A German soldier in Afghanistan: The mission is getting more dangerous by the day.
"Neither Peaceful nor Stabile"
"It's happened again," said one German officer, adding that the men had had tremendous luck.
The incidents illustrate the degree to which the security situation in northern Afghanistan has deteriorated in recent weeks, as winter has come to an end. Despite official statements, the region is "neither peaceful nor stabile," Bundeswehr General Inspector Wolfgang Schneiderhan told a closed-door meeting of the German parliament's defense committee, describing the current reality on the ground in northern Afghanistan. Nor did he hold back with his warnings that summer could get pretty hot there.
Schneiderhan told the defense experts of Germany's main political parties that the three attacks on the Bundeswehr had been "alarming developments" in the army's area of deployment in Afghanistan. With increasing violence in the north, he said, the soldiers are facing "new challenges."
A Threat to Reconstruction
But it's more than just the direct attacks against German troops that is raising the alarm bells inside the Bundeswehr's leadership ranks. Schneiderhan also provided details about attacks on civilians helping with reconstruction projects in the area. During the last four weeks, the general said, seven aid workers have been killed in three targeted attacks.

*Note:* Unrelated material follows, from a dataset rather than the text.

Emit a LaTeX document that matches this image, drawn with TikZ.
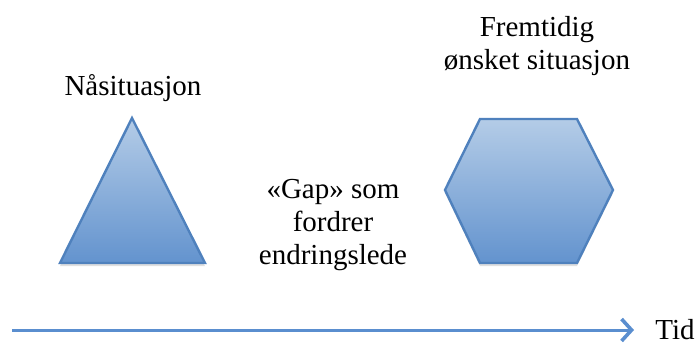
\documentclass[tikz,border=0pt]{standalone}
\usepackage{fontspec}
\setmainfont{Liberation Serif}
\usepackage{tikz}
\usetikzlibrary{arrows.meta, positioning, shadows}
\definecolor{mTop}{HTML}{B4CCE7}
\definecolor{mBottom}{HTML}{6393CE}
\definecolor{mEdge}{HTML}{4F81BD}
\definecolor{mArrow}{HTML}{5A8ECF}

\begin{document}
\begin{tikzpicture}[x=0.5pt, y=-0.5pt,
      shp/.style={draw=mEdge, line width=1.2pt, line join=miter, top color=mTop, bottom color=mBottom,
        drop shadow={shadow xshift=0pt, shadow yshift=-1.5pt, opacity=0.25}},
      lbl/.style={align=center, inner sep=0pt, font=\fontsize{14.5}{16.5}\selectfont}]
    \useasboundingbox (0,0) rectangle (698,345);
    % shapes
    \path[shp] (132,118) -- (205,263) -- (60,263) -- cycle;
    \path[shp] (480,119) -- (577,119) -- (613,190) -- (577,263) -- (480,263) -- (445,190) -- cycle;
    % texts (base = last line)
    \node[lbl, anchor=base] (now) at (133,95) {Nåsituasjon};
    \node[lbl, anchor=base] (future) at (537,69) {Fremtidig\\ønsket situasjon};
    \node[lbl, anchor=base] (gap) at (333,264) {«Gap» som\\fordrer\\endringslede};
    % time axis
    \coordinate (t0) at (12,330);
    \coordinate (t1) at (634,330);
    \node[lbl, anchor=base west] (tid) at (655,339) {Tid};
    \draw[mArrow, line width=1.5pt, -{Straight Barb[length=5pt, width=11pt, line width=1.8pt]}] (t0) -- (t1);
  \end{tikzpicture}
\end{document}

Even if those actions aren't targeted at German soldiers, the still represent a threat to the success of their mission in the Hindu Kush -- after all, providing protection for those involved in efforts to rebuild the country is one of the concrete goals of the German deployment in Afghanistan.
The intensified atmosphere is making soldiers and leaders in Bundeswehr alike nervous. And officers were deeply angered recently when a trade publication for defense issues published an aerial photo of the German military base at Mazar e Sharif that showed details like residential areas for soldiers and where the tanks are kept.
The image, some felt, was little more than an invitation to the Taliban and other enemies to attack the base.